Research Seminar: Caitlin Powell, Sabhal Mòr Ostaig
Through Gaelic Eyes: Colour in Literature and Material Culture
Wednesday 06 March 2024 | 13:00
Seòmar Shomhairle, Sabhal Mòr Ostaig
Livestream will also be available
My research began with Gaelic colour perception and use, and how this is distinct from English-language colour perception, particularly in regard to hue and brilliance. The use of aspects other than hue in colour perception is actually quite common around the world, as Gladstone unwittingly demonstrated in his writing on the colour use of Homer. The research foundational research in colour perception was done in English, using English colour distinctions, and asking solely about hue, with no context for the object the colour was attached to. This is an excellent and problematic example of research conducted through an English lens, with no awareness of how this affects the research itself.
When exploring other languages and cultures, it is a mistake to look only for equivalencies with English, or even the dominant Western cultural values. In the example of colour perception it is a mistake to assume that although a culture does not distinguish linguistically between blue and green, that there is no cultural or practical distinction, and worse, that the culture in question is less developed because of this. As can be seen in the portraits of the evangelists in the Book of Kells and the Lindisfarne Gospel, as just one example from material culture, there is a distinct separate symbolism for green and blue, connected with John and Mark, respectively. This is despite Gaelic having no one set term to distinguish blue, green, and grey.

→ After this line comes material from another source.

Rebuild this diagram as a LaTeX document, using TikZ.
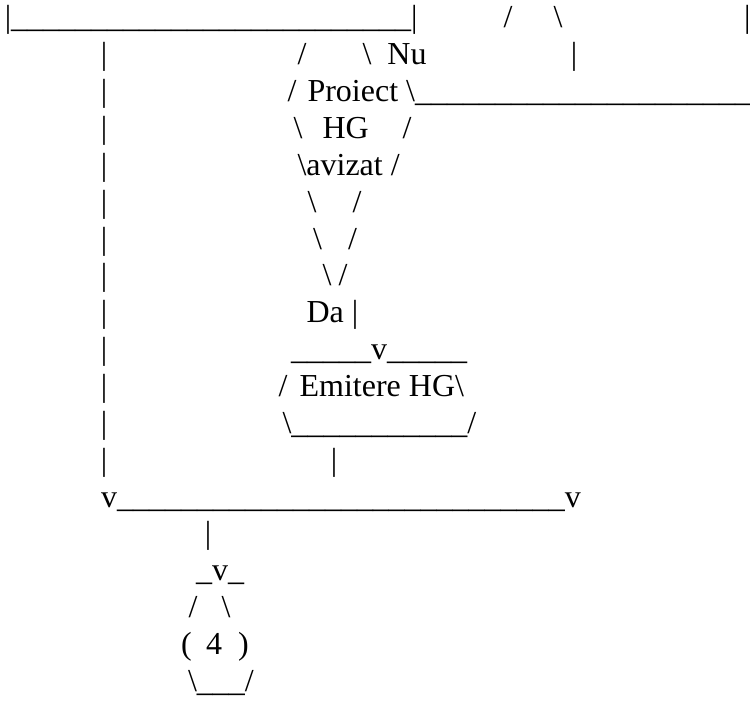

Through history, the Gaels have suffered from misunderstanding at best, and prejudice and oppression at worst stemming from an attempt and failure to find equivalent markers of culture and sophistication as the majority-culture English values of the incomers. Context is always necessary when studying an abstract concept such as colour, and without the examples of practical application of colour found in material culture, much can be overlooked or outright ignored. With the field of colour perception and use making up only a tiny example of the depth and richness of the Gaelic language, it is important that we retain our Gaelic way of seeing the world, instead of allowing the English lens to become the universal one.